Forrester’s complaint referenced internal Haslam administration communications obtained by Nashville’s News Channel 5 suggesting Ingram performed campaign-related work while Haslam was paying him privately. In particular, an email from October 2012 showed Ingram and Haslam Chief of Staff Mark Cate discussing a “2014 planning retreat” at Loews Vanderbilt.

During Wednesday’s hearing, Haslam campaign attorney Joseph Woodruff said Ingram was at the meeting, but as a volunteer only, not paid staff. “The money was not campaign funds because the work was not campaign related,” Woodruff said.

Forrester was asked by the committee Wednesday to produce the emails (which can be found here), but he didn’t have them. He offered to present them at the Registry of Election Finance’s next regular meeting but Republican committee member Patricia Heim, who was appointed by Haslam, moved instead to immediately dismiss the complaint for lack of “hard evidence.”

Chairman Henry Fincher, the House Democratic Caucus appointee, agreed that without the emails Forrester’s case was weak. But Fincher suggested Forrester be afforded additional time because the committee hadn’t requested prior to the hearing that the emails be submitted.

“I understand there is a strong interest in resolution…getting it done, getting it finalized,” Fincher said. “But also realize there are news reports that discuss emails that are there, and I think the public interest is such that we (need to) offer a reasonable time to produce something we just asked him for today.”

House Republican Caucus Appointee Justin Pitt argued the complaint didn’t present sufficient grounds and called for a vote, which fell along partisan divisions, 3-1-1. Republicans Heim, Pitts and Darlene McNeece voted to dismiss the complaint. Fincher voted against and the other Democrat, Norma Lester, abstained.

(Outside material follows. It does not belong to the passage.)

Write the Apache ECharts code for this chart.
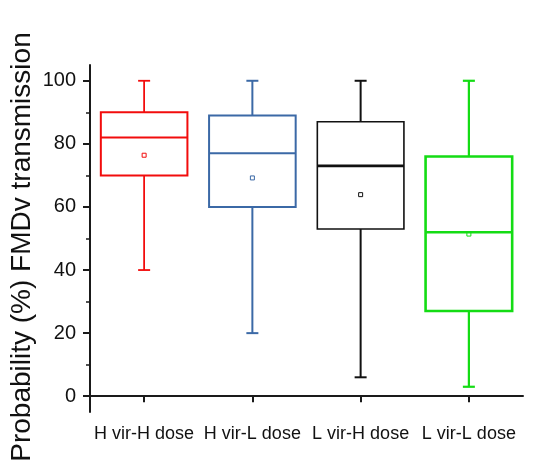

Despite the dismissal, Forrester said he will consider refiling the complaint and include all the evidence from the beginning. “The consultant was on the campaign payroll, went off the campaign payroll and was paid personally. His activities I can’t imagine would have changed in any substantive way in terms of his advice to the governor,” Forrester said afterward.

“Gov. Bill Haslam is hiding the truth from Tennesseans, just like he’s hiding his tax returns,” he said.